For several years, ministers for finance and their officials have been warning that the sustained surge in corporation tax receipts – up from about €5 billion 10 years ago to more than five times that amount this year – is likely to abate at some stage, and potentially go into reverse. The rule of thumb has been that up to half of the receipts could be unreliable. This is one of the rationales behind the savings funds set up by the present Government.
Pundits have looked at the last three budgets and said – yeah, look, no political bounce. Actually, I think the bounce has been that there hasn’t been a slump in the government’s support because of the cost-of-living crisis
The election of Donald Trump this week has changed the world.
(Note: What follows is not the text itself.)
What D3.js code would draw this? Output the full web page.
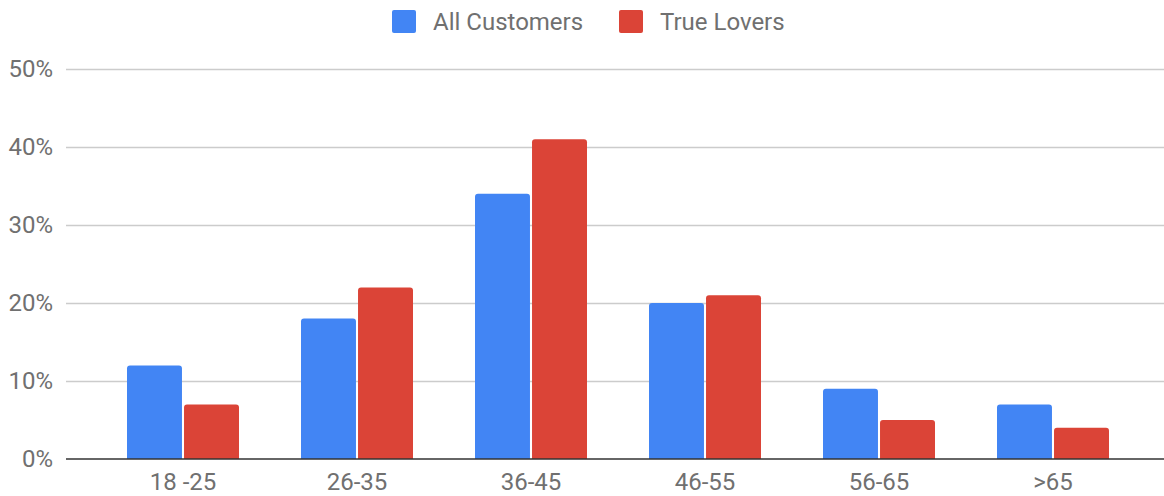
<!DOCTYPE html>
<html><head><meta charset="utf-8">
<script src="https://cdn.jsdelivr.net/npm/d3@7"></script>
<style>body{margin:0;background:#fff}svg{display:block;font-family:Roboto,Arial,sans-serif}</style>
</head><body>
<svg id="chart" width="1164" height="496"></svg>
<script>
const categories = ["18 -25","26-35","36-45","46-55","56-65",">65"];
const seriesNames = ["All Customers","True Lovers"];
const allCustomers = [12,18,34,20,9,7];
const trueLovers = [7,22,41,21,5,4];
const yTicks = [0,10,20,30,40,50];
const colors = ["#4285f4","#db4437"];

const svg = d3.select("#chart");
const series = [allCustomers, trueLovers];
const FS = 24;
const TXT = "#707070";

const y = d3.scaleLinear().domain([0,50]).range([459,69]);
const x0 = d3.scaleBand().domain(categories).range([96,1140]).padding(0);
const x1 = d3.scaleBand().domain(seriesNames).range([31,143]).paddingInner(0.036).paddingOuter(0);

// y axis labels
const yAxis = d3.axisLeft(y).tickValues(yTicks).tickFormat(d=>d+"%").tickSize(0).tickPadding(13);
const gy = svg.append("g").attr("transform","translate(66,0)").call(yAxis);
gy.select(".domain").remove();
gy.selectAll("text").attr("font-size",FS).attr("fill",TXT).attr("font-family","Roboto,Arial,sans-serif");
// gridlines
svg.append("g").selectAll("line").data(yTicks.filter(d=>d>0)).join("line")
  .attr("x1",66).attr("x2",1164)
  .attr("y1",d=>Math.round(y(d))+0.5).attr("y2",d=>Math.round(y(d))+0.5)
  .attr("stroke","#cccccc").attr("stroke-width",1.5);

// bars
function barPath(xp, w, yt, yb, r){
  r = Math.min(r, (yb-yt), w/2);
  return `M${xp},${yb}V${yt+r}Q${xp},${yt} ${xp+r},${yt}H${xp+w-r}Q${xp+w},${yt} ${xp+w},${yt+r}V${yb}Z`;
}
const g = svg.append("g");
categories.forEach((c,i)=>{
  seriesNames.forEach((s,j)=>{
    const v = series[j][i];
    g.append("path")
      .attr("d", barPath(x0(c)+x1(s), x1.bandwidth(), y(v), y(0), 3))
      .attr("fill", colors[j]);
  });
});

// baseline
svg.append("line").attr("x1",66).attr("x2",1164).attr("y1",y(0)).attr("y2",y(0))
  .attr("stroke","#333").attr("stroke-width",1.5);

// x axis labels
const xAxis = d3.axisBottom(x0).tickSize(0).tickPadding(14);
const gx = svg.append("g").attr("transform",`translate(0,${y(0)})`).call(xAxis);
gx.select(".domain").remove();
gx.selectAll("text").attr("font-size",FS).attr("fill",TXT).attr("font-family","Roboto,Arial,sans-serif");

// legend
const legendX = [392, 619];
const lg = svg.append("g");
seriesNames.forEach((s,j)=>{
  lg.append("rect").attr("x",legendX[j]).attr("y",10).attr("width",24).attr("height",23)
    .attr("rx",2).attr("fill",colors[j]);
  lg.append("text").attr("x",legendX[j]+41).attr("y",21.5).attr("dy","0.35em")
    .attr("font-size",FS).attr("fill",TXT).text(s);
});
</script>
</body></html>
It has also made the prospect of a slump in corporation tax revenues here more likely. There are several ways that could happen: global economic uncertainty leading to halt in investment, the imposition of tariffs leading to a slump in transatlantic trade, the incoming administration’s stated desire to get US firms to return home, along with their profits – all of these things have the potential to clobber the golden goose. There’s not much we can do about this. We’ll just have to wait and see what Trump does, and how the multinationals react.
But there is one thing we can do. We can make sure that all the parties in the general election campaign answer clearly what must now be the most important question that will face whoever forms the next government: what will you do if the corporation tax receipts take a hit? What does next year’s budget look like if you have €10 or €12 billion less? What choices would you make?
Voters will be subjected to endless blandishments over the next three weeks. They will be worthless if Trump squeezes the US corporates. So politicians need to be asked: what then?
The current Government has been able to run big surpluses, deliver large giveaway budgets and still funnel money into the savings funds. This has allowed it to claim the mantle of both prudence and generosity. Contrast that with the situation nearly everywhere else. Western governments – including the one led by Joe Biden – have been monstered by angry voters feeling the pinch of an acute cost-of-living crisis. As John Burn-Murdoch pointed out in the Financial Times this week, “every governing party facing an election in a developed country this year lost vote share”.
But so far, the Irish Government has been able to insulate itself from much of that political fallout. Pundits have looked at the last three budgets and said – yeah, look, no political bounce. Actually, I think the bounce has been that there hasn’t been a slump in the government’s support because of the cost-of-living crisis.
That political insulation from the cost-of-living crisis has been paid for by bumper corporation tax receipts. And now those receipts are under threat.
If there is a sharp reduction in corporation tax, then the next government will have to choose between giveaway budgets, surpluses and the savings funds. And if that reduction continues, it will – like governments everywhere – have to choose between raising additional revenues and curbing spending.
So. Where are the priorities? Where are the red lines? If you have to raise taxes, where would you raise them? If you have to cut expenditure, where would you cut? Would you raid the savings funds to pay for deficits? Will you continue to do “one-off” giveaways? Time for answers.
Finally, as we look forward to the general election campaign, let us all beware the perils of faith-based predictions, of wishful thinking masquerading as analysis. In recent days, I lost count of the normally sane and perceptive observers of American politics insisting that the women and young people of America would elect Kamala Harris. Their hope hardened into certainty. Alas the world is as it is, rather than as we would like it to be.